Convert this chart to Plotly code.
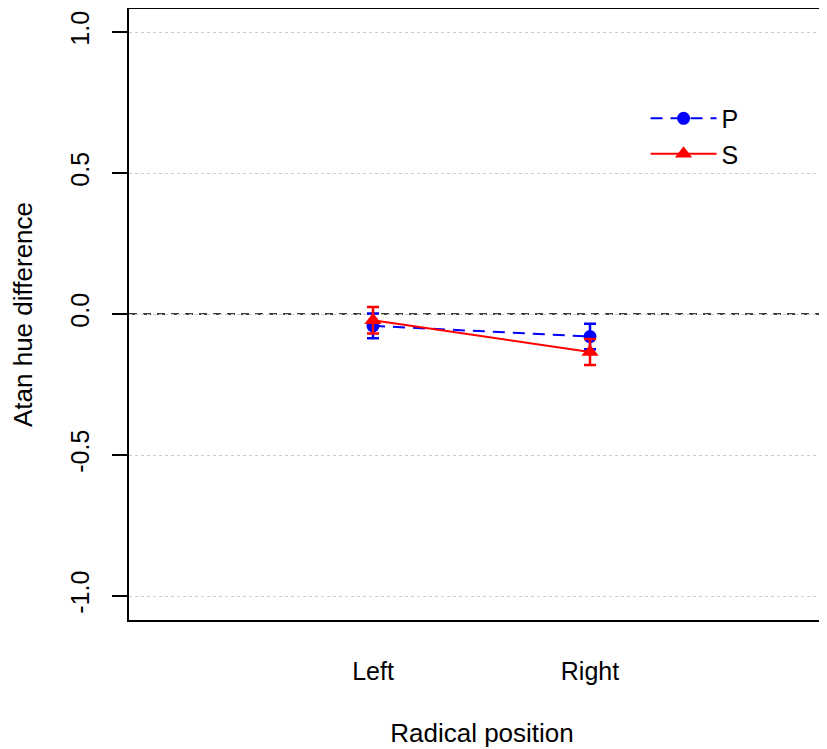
import plotly.graph_objects as go

positions = ["Left", "Right"]
x_vals = [1, 2]
p_mean = [-0.042, -0.080]
p_err = [0.044, 0.045]
s_mean = [-0.022, -0.135]
s_err = [0.047, 0.046]
y_ticks = [-1.0, -0.5, 0.0, 0.5, 1.0]
y_ticklabels = ["-1.0", "-0.5", "0.0", "0.5", "1.0"]

FONT = "Liberation Sans, Arial, sans-serif"

fig = go.Figure()

fig.add_trace(go.Scatter(
    x=x_vals, y=p_mean, name="P", mode="lines+markers",
    line=dict(color="blue", width=2, dash="12px,8px"),
    marker=dict(symbol="circle", size=13, color="blue"),
    error_y=dict(type="data", array=p_err, color="blue", thickness=2.5, width=6),
))
fig.add_trace(go.Scatter(
    x=x_vals, y=s_mean, name="S", mode="lines+markers",
    line=dict(color="red", width=2),
    marker=dict(symbol="triangle-up", size=15, color="red"),
    error_y=dict(type="data", array=s_err, color="red", thickness=2.5, width=6),
))

fig.add_hline(y=0, line=dict(color="black", width=1.5, dash="8px,6px"), layer="below")

fig.update_layout(
    width=827, height=749,
    margin=dict(l=121, r=0, t=1, b=137, autoexpand=False),
    paper_bgcolor="white", plot_bgcolor="white",
    font=dict(family=FONT, size=25, color="black"),
    showlegend=True,
    legend=dict(x=0.7317, y=0.792, xanchor="left", yanchor="middle",
                bgcolor="rgba(0,0,0,0)", font=dict(size=25),
                tracegroupgap=0, itemwidth=66),
    xaxis=dict(
        range=[1 - 244 / 217, 2 + 245 / 217],
        tickvals=x_vals, ticktext=positions,
        showgrid=False, zeroline=False, automargin=False,
        showline=True, linecolor="black", linewidth=1.5, mirror=True,
        ticks="", ticklabelstandoff=28,
        title=dict(text="Radical position", standoff=40, font=dict(size=26)),
    ),
    yaxis=dict(
        range=[-1 - 24 / 282, 1 + 23 / 282],
        tickvals=y_ticks, ticktext=y_ticklabels, tickangle=-90,
        showgrid=True, gridcolor="#cccccc", griddash="dot", gridwidth=1,
        zeroline=False, automargin=False,
        showline=True, linecolor="black", linewidth=1.5,
        ticks="outside", ticklen=15, tickwidth=1.5, tickcolor="black",
        ticklabelstandoff=13,
        title=dict(text="Atan hue difference", standoff=27, font=dict(size=26)),
    ),
)

fig.write_html("out.html")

◇ ◇ ◇ ◇ ◇

• _STATED PROBLEM_: Copy all the data exactly as written, but skip any picture.

• _TASK OUTPUT_:
Convert this chart to Plotly code.
import plotly.graph_objects as go

positions = ["Left", "Right"]
x_vals = [1, 2]
p_mean = [-0.042, -0.080]
p_err = [0.044, 0.045]
s_mean = [-0.022, -0.135]
s_err = [0.047, 0.046]
y_ticks = [-1.0, -0.5, 0.0, 0.5, 1.0]
y_ticklabels = ["-1.0", "-0.5", "0.0", "0.5", "1.0"]

FONT = "Liberation Sans, Arial, sans-serif"

fig = go.Figure()

fig.add_trace(go.Scatter(
    x=x_vals, y=p_mean, name="P", mode="lines+markers",
    line=dict(color="blue", width=2, dash="12px,8px"),
    marker=dict(symbol="circle", size=13, color="blue"),
    error_y=dict(type="data", array=p_err, color="blue", thickness=2.5, width=6),
))
fig.add_trace(go.Scatter(
    x=x_vals, y=s_mean, name="S", mode="lines+markers",
    line=dict(color="red", width=2),
    marker=dict(symbol="triangle-up", size=15, color="red"),
    error_y=dict(type="data", array=s_err, color="red", thickness=2.5, width=6),
))

fig.add_hline(y=0, line=dict(color="black", width=1.5, dash="8px,6px"), layer="below")

fig.update_layout(
    width=827, height=749,
    margin=dict(l=121, r=0, t=1, b=137, autoexpand=False),
    paper_bgcolor="white", plot_bgcolor="white",
    font=dict(family=FONT, size=25, color="black"),
    showlegend=True,
    legend=dict(x=0.7317, y=0.792, xanchor="left", yanchor="middle",
                bgcolor="rgba(0,0,0,0)", font=dict(size=25),
                tracegroupgap=0, itemwidth=66),
    xaxis=dict(
        range=[1 - 244 / 217, 2 + 245 / 217],
        tickvals=x_vals, ticktext=positions,
        showgrid=False, zeroline=False, automargin=False,
        showline=True, linecolor="black", linewidth=1.5, mirror=True,
        ticks="", ticklabelstandoff=28,
        title=dict(text="Radical position", standoff=40, font=dict(size=26)),
    ),
    yaxis=dict(
        range=[-1 - 24 / 282, 1 + 23 / 282],
        tickvals=y_ticks, ticktext=y_ticklabels, tickangle=-90,
        showgrid=True, gridcolor="#cccccc", griddash="dot", gridwidth=1,
        zeroline=False, automargin=False,
        showline=True, linecolor="black", linewidth=1.5,
        ticks="outside", ticklen=15, tickwidth=1.5, tickcolor="black",
        ticklabelstandoff=13,
        title=dict(text="Atan hue difference", standoff=27, font=dict(size=26)),
    ),
)

fig.write_html("out.html")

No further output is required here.